Perubahan Bahasa Indonesia dari Ejaan Soewandi Hingga EYD

Indonesia telah beberapa kali menggunakan kaidah ejaan yang berbeda. Simak perbedaannya berikut ini ya.

1. Ejaan van Ophuijsen

Dibuat oleh orang Belanda dan merupakan ejaan pertama yang digunakan pada tahun 1901. Ejaan ini dibuat oleh van Ophuijsen dibantu oleh Engku Nawawi Gelar Soetan Ma’moer dan Moehammad Taib Soetan Ibrahim.

Ciri dari ejaan ini terletak pada penggunaan huruf ‘J’ yang dibaca ‘Y,’ misalnya ‘Jang = yang,’ huruf ‘oe’ yang dibaca ‘u’, huruf ‘tj’ yang dibaca ‘c’, huruf ‘ch’ yang dibaca ‘kh’, huruf ‘dj’ yang dibaca ‘j’.

Ejaan Van Ophuijsen ini juga menggunakan banyak tanda diakritik seperti koma ain, koma wasla, dan tanda trema misalnya pada kata so’al, ta’ pa’ dan sebagainya.

2. Ejaan Soewandi

Tanggal 19 Maret 1947 diresmikan pemakaian ejaan Soewandi di Indonesia. Kemudian oleh masyarakat diberi julukan ejaan Republik. Ciri-cirinya adalah:

Huruf ‘oe’ diganti menjadi ‘u’. Misalnya : toetoep menjadi tutup

Kata – kata baru yang dalam bahasa asalnya tidak memakai pepet maka dalam Bahasa Indonesia pun tidak diberi pepet. Misalnya Sastera menjadi sastra.

Kata ulang boleh ditulis dengan angka dua, tetapi harus diperhatikan pada bagian mana pengulangannya. Misalnya : bermain – main menjadi ber-main2.
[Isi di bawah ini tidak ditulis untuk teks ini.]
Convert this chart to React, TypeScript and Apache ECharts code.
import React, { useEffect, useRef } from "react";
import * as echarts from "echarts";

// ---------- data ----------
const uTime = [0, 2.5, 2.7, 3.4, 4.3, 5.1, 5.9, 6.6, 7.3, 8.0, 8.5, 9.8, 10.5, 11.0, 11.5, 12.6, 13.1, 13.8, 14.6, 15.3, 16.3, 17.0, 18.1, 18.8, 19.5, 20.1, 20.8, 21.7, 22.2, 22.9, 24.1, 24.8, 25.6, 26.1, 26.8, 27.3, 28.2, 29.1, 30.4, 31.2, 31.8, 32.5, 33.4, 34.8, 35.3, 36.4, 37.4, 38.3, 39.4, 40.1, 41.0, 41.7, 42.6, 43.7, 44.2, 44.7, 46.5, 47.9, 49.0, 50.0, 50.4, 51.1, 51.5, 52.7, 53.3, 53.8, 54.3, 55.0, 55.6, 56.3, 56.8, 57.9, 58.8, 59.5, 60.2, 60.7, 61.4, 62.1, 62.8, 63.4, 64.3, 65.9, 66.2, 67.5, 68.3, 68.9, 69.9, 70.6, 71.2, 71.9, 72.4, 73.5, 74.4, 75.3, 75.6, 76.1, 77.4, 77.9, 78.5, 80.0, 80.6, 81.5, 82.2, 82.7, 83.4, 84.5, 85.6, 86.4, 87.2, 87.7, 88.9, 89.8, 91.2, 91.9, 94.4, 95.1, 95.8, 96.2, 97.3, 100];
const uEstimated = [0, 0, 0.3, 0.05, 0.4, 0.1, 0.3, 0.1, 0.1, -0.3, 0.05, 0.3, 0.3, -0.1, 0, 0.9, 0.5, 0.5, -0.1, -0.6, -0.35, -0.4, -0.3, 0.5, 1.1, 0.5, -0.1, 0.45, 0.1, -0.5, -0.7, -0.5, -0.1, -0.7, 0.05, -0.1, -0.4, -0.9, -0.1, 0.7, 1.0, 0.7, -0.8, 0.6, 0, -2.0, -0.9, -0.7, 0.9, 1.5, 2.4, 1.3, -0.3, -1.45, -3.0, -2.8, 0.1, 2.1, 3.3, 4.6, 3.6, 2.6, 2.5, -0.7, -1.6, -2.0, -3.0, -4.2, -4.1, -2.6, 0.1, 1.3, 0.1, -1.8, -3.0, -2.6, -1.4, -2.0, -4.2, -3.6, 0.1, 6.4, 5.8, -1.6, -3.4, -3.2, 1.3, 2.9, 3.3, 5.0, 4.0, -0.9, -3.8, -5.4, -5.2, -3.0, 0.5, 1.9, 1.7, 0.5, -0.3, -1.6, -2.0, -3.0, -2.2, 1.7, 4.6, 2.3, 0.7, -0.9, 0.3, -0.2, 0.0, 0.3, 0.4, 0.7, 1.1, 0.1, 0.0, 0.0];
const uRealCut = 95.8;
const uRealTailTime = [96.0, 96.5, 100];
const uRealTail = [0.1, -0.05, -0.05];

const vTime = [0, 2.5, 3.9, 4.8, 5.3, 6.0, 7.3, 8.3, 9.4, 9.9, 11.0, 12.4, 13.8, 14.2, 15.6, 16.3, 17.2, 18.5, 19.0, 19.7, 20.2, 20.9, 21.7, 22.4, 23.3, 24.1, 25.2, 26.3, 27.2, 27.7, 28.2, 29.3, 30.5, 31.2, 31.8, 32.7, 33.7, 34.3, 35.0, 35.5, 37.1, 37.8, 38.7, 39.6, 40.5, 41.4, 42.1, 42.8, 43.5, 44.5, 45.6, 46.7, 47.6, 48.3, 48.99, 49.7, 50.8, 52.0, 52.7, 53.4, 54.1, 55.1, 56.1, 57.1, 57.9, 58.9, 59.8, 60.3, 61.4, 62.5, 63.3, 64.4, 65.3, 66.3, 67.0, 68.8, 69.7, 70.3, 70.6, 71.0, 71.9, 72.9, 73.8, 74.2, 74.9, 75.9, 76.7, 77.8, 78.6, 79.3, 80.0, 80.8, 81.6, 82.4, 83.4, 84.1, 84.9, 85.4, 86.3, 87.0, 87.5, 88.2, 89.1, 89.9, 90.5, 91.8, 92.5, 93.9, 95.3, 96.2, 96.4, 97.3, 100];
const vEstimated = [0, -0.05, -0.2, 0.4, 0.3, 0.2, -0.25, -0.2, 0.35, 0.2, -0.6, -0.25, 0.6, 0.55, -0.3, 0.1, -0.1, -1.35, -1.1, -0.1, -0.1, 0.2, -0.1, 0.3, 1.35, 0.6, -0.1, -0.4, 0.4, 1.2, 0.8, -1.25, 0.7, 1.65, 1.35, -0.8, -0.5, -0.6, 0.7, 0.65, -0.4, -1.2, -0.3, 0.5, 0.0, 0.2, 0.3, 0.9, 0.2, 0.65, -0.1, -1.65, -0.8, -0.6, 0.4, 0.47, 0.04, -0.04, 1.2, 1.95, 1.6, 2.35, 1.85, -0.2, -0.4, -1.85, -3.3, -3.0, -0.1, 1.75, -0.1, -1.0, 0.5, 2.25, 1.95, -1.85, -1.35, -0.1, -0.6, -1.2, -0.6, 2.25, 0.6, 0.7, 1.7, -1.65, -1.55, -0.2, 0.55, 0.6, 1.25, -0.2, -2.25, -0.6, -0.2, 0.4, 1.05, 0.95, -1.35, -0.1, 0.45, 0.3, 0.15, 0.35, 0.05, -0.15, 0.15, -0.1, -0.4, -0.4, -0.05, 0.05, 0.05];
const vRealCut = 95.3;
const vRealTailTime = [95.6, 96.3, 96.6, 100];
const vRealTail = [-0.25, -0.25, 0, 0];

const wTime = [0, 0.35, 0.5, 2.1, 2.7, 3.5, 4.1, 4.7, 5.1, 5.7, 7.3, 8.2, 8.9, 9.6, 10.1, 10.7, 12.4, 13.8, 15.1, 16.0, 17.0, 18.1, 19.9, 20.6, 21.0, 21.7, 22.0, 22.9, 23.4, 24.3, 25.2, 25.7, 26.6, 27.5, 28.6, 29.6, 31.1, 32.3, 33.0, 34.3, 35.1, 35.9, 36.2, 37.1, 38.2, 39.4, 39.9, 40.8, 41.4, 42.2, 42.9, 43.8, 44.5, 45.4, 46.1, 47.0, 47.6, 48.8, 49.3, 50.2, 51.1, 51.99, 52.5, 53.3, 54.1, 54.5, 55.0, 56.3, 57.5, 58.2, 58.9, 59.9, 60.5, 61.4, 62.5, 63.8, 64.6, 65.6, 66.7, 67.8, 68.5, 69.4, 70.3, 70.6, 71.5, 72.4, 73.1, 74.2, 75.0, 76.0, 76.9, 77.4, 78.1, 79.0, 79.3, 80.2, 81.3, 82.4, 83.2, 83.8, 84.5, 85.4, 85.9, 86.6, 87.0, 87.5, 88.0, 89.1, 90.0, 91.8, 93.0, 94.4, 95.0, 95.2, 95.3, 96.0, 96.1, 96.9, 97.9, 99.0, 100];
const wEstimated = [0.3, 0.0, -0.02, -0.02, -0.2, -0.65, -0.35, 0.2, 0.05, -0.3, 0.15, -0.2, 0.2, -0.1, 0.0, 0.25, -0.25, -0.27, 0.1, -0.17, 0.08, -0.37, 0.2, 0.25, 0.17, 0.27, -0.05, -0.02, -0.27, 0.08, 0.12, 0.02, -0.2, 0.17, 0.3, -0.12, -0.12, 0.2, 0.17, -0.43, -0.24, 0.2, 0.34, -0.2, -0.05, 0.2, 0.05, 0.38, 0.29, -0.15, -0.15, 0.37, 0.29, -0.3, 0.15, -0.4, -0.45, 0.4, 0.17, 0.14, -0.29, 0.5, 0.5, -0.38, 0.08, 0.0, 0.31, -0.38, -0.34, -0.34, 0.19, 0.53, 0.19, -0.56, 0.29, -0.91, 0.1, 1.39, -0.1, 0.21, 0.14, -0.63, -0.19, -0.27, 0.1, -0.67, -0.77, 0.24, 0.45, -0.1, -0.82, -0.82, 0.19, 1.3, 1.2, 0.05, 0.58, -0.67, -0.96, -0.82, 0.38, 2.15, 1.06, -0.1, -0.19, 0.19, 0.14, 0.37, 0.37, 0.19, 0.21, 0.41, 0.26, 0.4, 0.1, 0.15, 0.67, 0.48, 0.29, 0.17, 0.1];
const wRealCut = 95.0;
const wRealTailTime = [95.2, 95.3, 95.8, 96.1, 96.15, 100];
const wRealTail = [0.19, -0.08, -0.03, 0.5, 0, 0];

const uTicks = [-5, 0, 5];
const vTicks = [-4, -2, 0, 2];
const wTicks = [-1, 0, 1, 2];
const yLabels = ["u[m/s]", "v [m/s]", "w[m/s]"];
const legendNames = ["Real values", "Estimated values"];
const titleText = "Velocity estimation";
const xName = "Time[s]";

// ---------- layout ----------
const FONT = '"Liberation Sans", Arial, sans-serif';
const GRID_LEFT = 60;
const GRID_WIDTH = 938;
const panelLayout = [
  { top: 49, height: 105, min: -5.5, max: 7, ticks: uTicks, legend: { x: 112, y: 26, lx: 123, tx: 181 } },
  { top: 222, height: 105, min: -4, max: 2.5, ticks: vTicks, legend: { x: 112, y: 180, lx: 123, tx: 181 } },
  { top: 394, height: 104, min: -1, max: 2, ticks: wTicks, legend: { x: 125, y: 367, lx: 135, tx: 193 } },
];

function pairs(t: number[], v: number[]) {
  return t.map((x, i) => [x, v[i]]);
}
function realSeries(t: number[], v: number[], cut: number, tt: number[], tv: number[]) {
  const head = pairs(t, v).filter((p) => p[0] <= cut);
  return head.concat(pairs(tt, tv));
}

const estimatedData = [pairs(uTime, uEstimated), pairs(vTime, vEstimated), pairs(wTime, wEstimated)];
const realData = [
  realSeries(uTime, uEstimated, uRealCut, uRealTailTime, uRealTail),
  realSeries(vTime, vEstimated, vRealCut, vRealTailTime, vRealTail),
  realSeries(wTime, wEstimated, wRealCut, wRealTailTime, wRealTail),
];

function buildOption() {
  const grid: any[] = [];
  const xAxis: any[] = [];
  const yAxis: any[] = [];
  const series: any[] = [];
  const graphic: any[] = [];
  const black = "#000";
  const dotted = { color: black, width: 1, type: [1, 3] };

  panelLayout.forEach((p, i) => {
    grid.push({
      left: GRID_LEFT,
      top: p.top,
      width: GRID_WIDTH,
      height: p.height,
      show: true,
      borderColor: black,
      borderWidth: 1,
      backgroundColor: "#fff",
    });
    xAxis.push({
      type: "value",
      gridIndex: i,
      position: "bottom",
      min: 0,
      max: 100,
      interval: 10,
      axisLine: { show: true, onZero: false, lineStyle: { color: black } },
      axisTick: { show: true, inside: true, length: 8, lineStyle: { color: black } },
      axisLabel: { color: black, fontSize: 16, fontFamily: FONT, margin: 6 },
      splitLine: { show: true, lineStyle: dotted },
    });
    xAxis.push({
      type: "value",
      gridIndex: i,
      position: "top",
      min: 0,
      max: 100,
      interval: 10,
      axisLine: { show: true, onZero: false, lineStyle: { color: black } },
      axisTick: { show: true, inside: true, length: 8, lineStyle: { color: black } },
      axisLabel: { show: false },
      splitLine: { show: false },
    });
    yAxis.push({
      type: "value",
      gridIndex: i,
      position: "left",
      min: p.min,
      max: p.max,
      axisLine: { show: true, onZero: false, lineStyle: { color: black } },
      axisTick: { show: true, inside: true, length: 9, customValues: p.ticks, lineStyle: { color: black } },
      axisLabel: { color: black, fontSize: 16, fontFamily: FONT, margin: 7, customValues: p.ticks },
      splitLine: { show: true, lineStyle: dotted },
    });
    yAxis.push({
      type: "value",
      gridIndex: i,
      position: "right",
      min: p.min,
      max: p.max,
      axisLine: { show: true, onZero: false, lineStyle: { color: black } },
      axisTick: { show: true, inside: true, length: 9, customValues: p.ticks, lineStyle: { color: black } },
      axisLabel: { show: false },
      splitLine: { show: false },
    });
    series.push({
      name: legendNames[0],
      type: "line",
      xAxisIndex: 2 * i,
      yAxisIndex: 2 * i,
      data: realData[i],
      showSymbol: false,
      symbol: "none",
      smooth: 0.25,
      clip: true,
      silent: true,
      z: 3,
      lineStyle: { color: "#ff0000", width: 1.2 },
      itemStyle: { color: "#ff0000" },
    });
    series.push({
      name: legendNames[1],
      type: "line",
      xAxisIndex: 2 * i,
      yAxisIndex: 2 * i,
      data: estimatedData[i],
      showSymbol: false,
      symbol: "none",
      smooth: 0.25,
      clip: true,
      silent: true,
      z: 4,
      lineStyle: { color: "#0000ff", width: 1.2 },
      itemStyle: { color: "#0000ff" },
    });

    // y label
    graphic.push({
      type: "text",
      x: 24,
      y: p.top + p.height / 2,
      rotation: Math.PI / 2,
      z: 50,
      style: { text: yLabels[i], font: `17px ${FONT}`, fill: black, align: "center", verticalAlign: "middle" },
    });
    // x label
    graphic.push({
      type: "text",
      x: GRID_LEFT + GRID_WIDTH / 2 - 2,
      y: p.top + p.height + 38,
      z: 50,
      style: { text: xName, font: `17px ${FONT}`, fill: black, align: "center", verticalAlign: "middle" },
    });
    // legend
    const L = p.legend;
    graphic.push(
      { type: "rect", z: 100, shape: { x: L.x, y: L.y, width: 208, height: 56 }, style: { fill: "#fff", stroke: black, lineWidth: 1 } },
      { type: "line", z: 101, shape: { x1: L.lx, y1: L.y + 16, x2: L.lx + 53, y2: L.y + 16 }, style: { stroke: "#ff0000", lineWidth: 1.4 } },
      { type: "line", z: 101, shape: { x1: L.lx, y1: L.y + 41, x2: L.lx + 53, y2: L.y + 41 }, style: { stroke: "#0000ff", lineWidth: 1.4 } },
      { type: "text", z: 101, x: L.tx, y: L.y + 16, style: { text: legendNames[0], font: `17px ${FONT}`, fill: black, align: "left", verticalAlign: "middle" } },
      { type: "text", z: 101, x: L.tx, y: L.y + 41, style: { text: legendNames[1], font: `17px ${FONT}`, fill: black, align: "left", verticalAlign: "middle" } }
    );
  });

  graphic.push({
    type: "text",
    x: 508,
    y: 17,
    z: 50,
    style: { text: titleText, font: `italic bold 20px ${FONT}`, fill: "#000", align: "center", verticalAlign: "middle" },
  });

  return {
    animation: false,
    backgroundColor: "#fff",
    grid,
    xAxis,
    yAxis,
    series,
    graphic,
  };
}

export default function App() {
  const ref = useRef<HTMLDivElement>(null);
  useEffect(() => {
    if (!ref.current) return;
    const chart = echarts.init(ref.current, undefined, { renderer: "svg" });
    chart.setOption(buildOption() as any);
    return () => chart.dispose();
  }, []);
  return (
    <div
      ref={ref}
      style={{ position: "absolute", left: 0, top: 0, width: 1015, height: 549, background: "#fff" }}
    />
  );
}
Bunyi sentak diganti dengan huruf ‘k’. Misalnya : ra’yat menjadi rakyat

Huruf ‘e’ disamakan sehingga tidak perlu ada pemberian garis di bagian atas.

Tanda trema dihilangkan. Misalnya : taät menjadi taat

3. Ejaan Melindo

Setelah ejaan Soewandi digunakan ejaan Melindo. Digunakan akhir tahun 1959 melalui sidang perutusan Indonesia dan Melayu (Slametmulyana-Syeh Nasir bin Ismail, Ketua). Perkembangan politik selama tahun-tahun berikutnya membuat penggunaan ejaan ini tidak berjalan dengan baik.

4. Ejaan Bahasa Indonesia yang Disempurnakan (EYD)

Ejaan van Ophuijsen (Twitter @potretlawas)

Pada 16 Agustus 1972 diresmikan pemakaian Ejaan Bahasa Indonesia. Berdasarkan Putusan Presiden No. 57, Tahun 1972. Departemen Pendidikan dan Kebudayaan menyebarkan buku kecil yang berjudul Pedoman Ejaan Bahasa Indonesia yang Disempurnakan.

Panitia Pengembangan Bahasa Indonesia, Departemen Pendidikan dan Kebudayaan, yang dibentuk oleh Menteri Pendidikan dan Kebudayaan dengan surat putusannya tanggal 12 Oktober 1972, No. 156/P/1972 (Amran Halim, Ketua), menyusun buku Pedoman Umum Ejaan Bahasa Indonesia yang Disempurnakan. Setelah itu, Menteri Pendidikan dan Kebudayaan dengan surat putusannya No. 0196/1975 memberlakukan Pedoman Umum Ejaan Bahasa Indonesia yang Disempurnakan dan Pedoman Umum Pembentukan Istilah.

5. Ejaan Bahasa Indonesia

Contoh ejaan yang disempurnakan (bahasakita.com)

Perbedaan Ejaan Bahasa Indonesia dengan EYD adalah:

Penambahan huruf vokal diftong

Pada EYD, huruf diftong hanya tiga, ai, au, oi, sedangkan pada EBI, huruf diftong ditambah satu lagi dengan ei (misalnya pada kata geiser dan survei).

Penggunaan huruf tebal

Dalam EYD, fungsi huruf tebal ada tiga, untuk menuliskan judul buku, bab, mengkhususkan huruf, serta menulis lema atau sublema dalam kamus. Dalam EBI, fungsi ketiga ini dihapus.

Begitulah seharah penggunaan ejaan untuk bahasa Indonesia gengs. Semoga bermanfaat.